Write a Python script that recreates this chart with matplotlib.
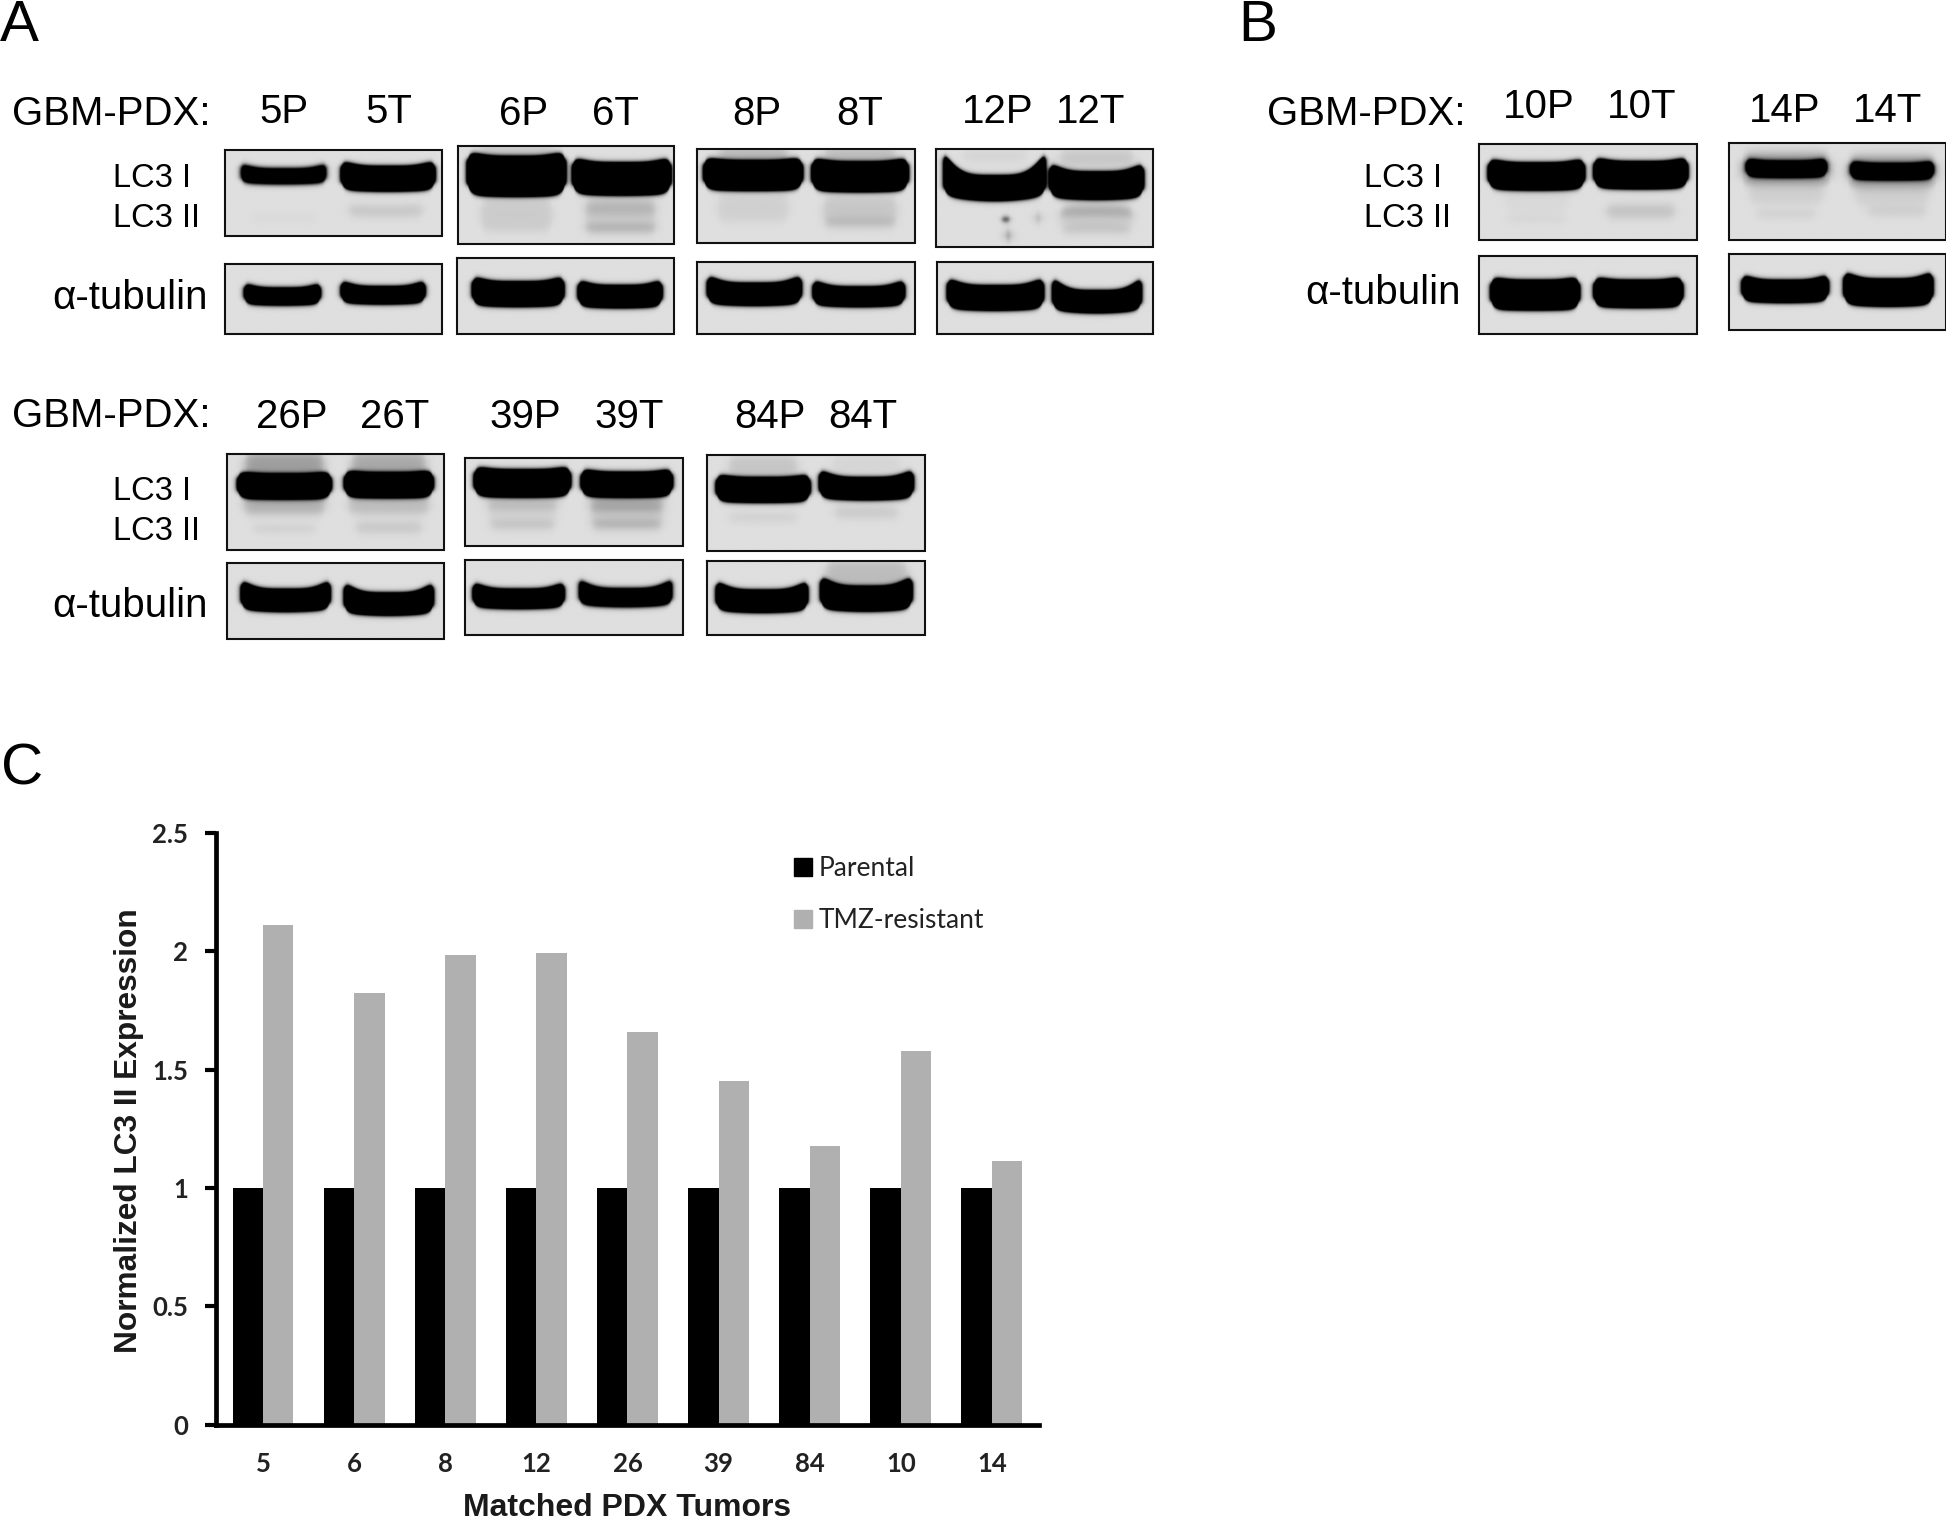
import numpy as np
import matplotlib
matplotlib.use("Agg")
import matplotlib.pyplot as plt
from matplotlib.patches import Patch

# ---------- bar chart data ----------
tumors = ["5", "6", "8", "12", "26", "39", "84", "10", "14"]
parental = [1, 1, 1, 1, 1, 1, 1, 1, 1]
resistant = [2.11, 1.825, 1.985, 1.99, 1.66, 1.45, 1.175, 1.58, 1.115]
y_ticks = [0, 0.5, 1, 1.5, 2, 2.5]
y_tick_labels = ["0", "0.5", "1", "1.5", "2", "2.5"]

# ---------- lane labels: (text, centre x, baseline y) ----------
lane_labels = [
    ("5P", 229, 99), ("5T", 313, 99), ("6P", 422, 101), ("6T", 496, 101),
    ("8P", 610, 101), ("8T", 693, 101), ("12P", 804, 99), ("12T", 879, 99),
    ("26P", 235, 345), ("26T", 318, 345), ("39P", 423, 345), ("39T", 507, 345),
    ("84P", 620, 345), ("84T", 695, 345),
    ("10P", 1240, 95), ("10T", 1323, 95), ("14P", 1438, 98), ("14T", 1521, 98),
]
gbm_labels = [(10, 101), (10, 344), (1021, 101)]
lc3_labels = [(91, 151), (91, 403), (1099, 151)]
tubulin_labels = [(167, 249), (167, 497), (1177, 245)]
letters = [("A", 0, 33), ("B", 998, 33), ("C", 1, 632)]

# ---------- blot panels: box (x0, y0, x1, y1) and bands
# band = (centre x, centre y, half width, half height, strength, end lift)
S = 6
blots = [
    # LC3 row 1
    ((181, 121, 356, 190), [(47, 21, 34, 6, 2.0, 5), (131, 23, 37, 9, S, 6),
                            (129, 49, 30, 4, .13, 1), (47, 55, 28, 3, .03, 0)]),
    ((369, 118, 543, 197), [(47, 25, 39, 15, S, 6), (132, 27, 39, 12, S, 6),
                            (47, 56, 29, 13, .09, 0), (131, 50, 29, 6, .15, 0), (131, 66, 29, 3, .2, 0),
                            (131, 58, 29, 12, .06, 0), (47, 6, 30, 6, .1, 0)]),
    ((562, 120, 737, 196), [(45, 22, 39, 11, S, 4), (131, 23, 38, 11, S, 5),
                            (45, 48, 29, 11, .07, 0), (131, 50, 30, 11, .11, 0), (131, 60, 29, 3, .13, 0),
                            (45, 5, 28, 6, .18, 0), (131, 5, 29, 6, .16, 0)]),
    ((754, 120, 929, 199), [(47, 32, 40, 9, S, 20), (129, 30, 37, 10, S, 9),
                            (129, 50, 30, 4, .22, -4), (129, 64, 28, 3, .1, -3), (129, 57, 30, 10, .06, 0),
                            (56, 57, 3, 1, 1.2, 0), (58, 70, 2, 1.5, .7, 0), (82, 56, 2, 1, .5, 0),
                            (47, 6, 26, 5, .05, 0), (129, 8, 30, 6, .12, 0)]),
    # LC3 row 2
    ((183, 366, 358, 443), [(46, 26, 37, 9, S, 3), (130, 25, 35, 9, S, 3),
                            (46, 41, 33, 7, .22, 0), (130, 41, 33, 7, .16, 0), (46, 60, 25, 1.5, .12, 0),
                            (130, 59, 27, 4, .12, 0), (46, 8, 32, 9, .3, 0), (130, 8, 30, 9, .25, 0)]),
    ((375, 369, 550, 440), [(46, 21, 38, 10, S, 4), (130, 22, 36, 9, S, 4),
                            (46, 38, 29, 4, .16, 0), (130, 38, 30, 5, .24, 0), (46, 54, 26, 3, .13, 0),
                            (130, 54, 28, 3, .2, 0), (130, 46, 30, 9, .08, 0), (46, 46, 28, 9, .04, 0)]),
    ((570, 367, 745, 444), [(45, 28, 37, 9, S, 4), (128, 27, 37, 8, S, 8),
                            (45, 50, 28, 3, .08, 0), (128, 46, 26, 4, .11, 0), (45, 9, 28, 8, .12, 0),
                            (128, 7, 28, 6, .05, 0)]),
    # LC3 panel B
    ((1192, 116, 1367, 193), [(46, 26, 38, 10, S, 5), (130, 25, 37, 10, S, 5),
                              (46, 60, 24, 2, .06, 0), (130, 54, 28, 5, .14, 0), (46, 45, 26, 9, .03, 0)]),
    ((1393, 115, 1568, 193), [(46, 21, 32, 6, 2.4, 3), (131, 23, 33, 6, 2.4, 3),
                              (46, 21, 36, 13, .3, 0), (131, 23, 36, 13, .3, 0),
                              (46, 42, 30, 7, .07, 0), (131, 43, 30, 7, .07, 0),
                              (46, 57, 24, 2, .1, 0), (135, 55, 24, 3, .1, 0)]),
    # tubulin row 1
    ((181, 213, 356, 269), [(46, 26, 30, 6, 5, 5), (127, 25, 33, 6, S, 6)]),
    ((368, 208, 543, 269), [(49, 29, 36, 9, S, 6), (131, 31, 33, 8, S, 6)]),
    ((562, 211, 737, 269), [(46, 26, 37, 8, S, 8), (130, 28, 36, 7, S, 7)]),
    ((755, 211, 929, 269), [(47, 29, 38, 9, S, 8), (129, 32, 35, 8, S, 12)]),
    # tubulin row 2
    ((183, 454, 358, 515), [(47, 30, 35, 8, S, 9), (130, 33, 35, 8, S, 10)]),
    ((375, 451, 550, 512), [(43, 32, 36, 7, 5, 7), (129, 31, 37, 7, 2.6, 9)]),
    ((570, 452, 745, 512), [(44, 33, 36, 8, S, 9), (128, 31, 36, 9, S, 10), (128, 11, 33, 10, .16, 0)]),
    # tubulin panel B
    ((1192, 206, 1367, 269), [(45, 32, 35, 11, S, 4), (128, 31, 35, 10, S, 4)]),
    ((1393, 205, 1568, 266), [(45, 30, 34, 8, S, 6), (128, 31, 35, 10, S, 8)]),
]
BACKGROUND = 0.875


def smooth(d, edge):
    return 1 / (1 + np.exp(np.clip(-d / edge, -50, 50)))


def blot_image(box, bands):
    w, h = box[2] - box[0], box[3] - box[1]
    xs, ys = np.meshgrid(np.linspace(0, w, int(w * 3)), np.linspace(0, h, int(h * 3)))
    dens = np.zeros_like(xs)
    for xc, yc, hw, hh, st, lift in bands:
        edge = 1.2 if st > 1 else 2.2
        # saturated bands spread past their edge: pull them back a little
        shift = 0.35 * edge * np.log(st - 1) if st > 2 else 0
        u = np.minimum(np.abs(xs - xc) / hw, 1.0)
        r = np.sqrt(1 - 0.7 * u ** 10)
        top = yc - hh * r - lift * u ** 4
        bot = yc + hh * r - 0.2 * lift * u ** 2
        dens += st * smooth(hw - shift - np.abs(xs - xc), edge) \
            * smooth(ys - top - shift, edge) * smooth(bot - ys - shift, edge)
    return BACKGROUND * np.clip(1 - dens, 0, 1)


SANS = "Liberation Sans"
fig = plt.figure(figsize=(19.46, 15.19), dpi=100, facecolor="white")

ov = fig.add_axes([0, 0, 1, 1])
ov.axis("off")

for box, bands in blots:
    ov.imshow(blot_image(box, bands), cmap="gray", vmin=0, vmax=1, aspect="auto",
              extent=(box[0], box[2], box[3], box[1]), interpolation="bilinear")
    ov.plot([box[0], box[2], box[2], box[0], box[0]], [box[1], box[1], box[3], box[3], box[1]],
            color="#111111", lw=1.5, solid_joinstyle="miter")
ov.set_xlim(0, 1568)
ov.set_ylim(1224, 0)

for t, x, y in lane_labels:
    ov.text(x, y, t, ha="center", va="baseline", family=SANS, fontsize=29)
for x, y in gbm_labels:
    ov.text(x, y, "GBM-PDX:", ha="left", va="baseline", family=SANS, fontsize=29)
for x, y in lc3_labels:
    ov.text(x, y, "LC3 I", ha="left", va="baseline", family=SANS, fontsize=23.5)
    ov.text(x, y + 32, "LC3 II", ha="left", va="baseline", family=SANS, fontsize=23.5)
for x, y in tubulin_labels:
    ov.text(x, y, "α-tubulin", ha="right", va="baseline", family=SANS, fontsize=29)
for t, x, y in letters:
    ov.text(x, y, t, ha="left", va="baseline", family=SANS, fontsize=42)

# bar chart
L, R, T, B = 174 / 1568, 837 / 1568, 671 / 1224, 1148 / 1224
ax = fig.add_axes([L, 1 - B, R - L, B - T])
ax.patch.set_alpha(0)
pos = np.arange(len(tumors))
bw = 0.334
ax.bar(pos - bw / 2, parental, bw, color="black", label="Parental")
ax.bar(pos + bw / 2, resistant, bw, color="#b0b0b0", label="TMZ-resistant")
ax.set_xlim(-0.517, 8.515)
ax.set_ylim(0, 2.5)
ax.set_yticks(y_ticks, y_tick_labels)
ax.set_xticks(pos, tumors)
for s in ("top", "right"):
    ax.spines[s].set_visible(False)
ax.spines["left"].set_linewidth(3.4)
ax.spines["bottom"].set_linewidth(3.4)
ax.tick_params(axis="y", length=8, width=3, pad=12)
ax.tick_params(axis="x", length=0, pad=20)
for lab in ax.get_xticklabels() + ax.get_yticklabels():
    lab.set_family("Lato")
    lab.set_fontweight("bold")
    lab.set_fontsize(18.5)
    lab.set_color("#222222")

fig.text(104 / 1568, 1 - 911 / 1224, "Normalized LC3 II Expression", rotation=90, ha="center", va="center",
         family=SANS, fontweight="bold", fontsize=22.8, color="#1a1a1a")
fig.text(505 / 1568, 1 - 1215 / 1224, "Matched PDX Tumors", ha="center", va="center",
         family=SANS, fontweight="bold", fontsize=23, color="#1a1a1a")

handles = [Patch(color="black", label="Parental"), Patch(color="#b0b0b0", label="TMZ-resistant")]
leg = ax.legend(handles=handles, loc="upper left", bbox_to_anchor=(640 / 1568, 1 - 690 / 1224),
                bbox_transform=fig.transFigure, frameon=False, handlelength=0.66, handleheight=0.66,
                handletextpad=0.28, labelspacing=1.03, borderpad=0, borderaxespad=0,
                prop={"family": "Lato", "size": 19})
for t in leg.get_texts():
    t.set_color("#222222")

fig.savefig("out.png", dpi=100, facecolor="white")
****************************************
- **Exercise brief**:
Restate exactly, please, only the lines between the start of the data and the line containing "from matplotlib.patches import Patch", both ends included, skipping the pictures.

- **Reply**:
Write a Python script that recreates this chart with matplotlib.
import numpy as np
import matplotlib
matplotlib.use("Agg")
import matplotlib.pyplot as plt
from matplotlib.patches import Patch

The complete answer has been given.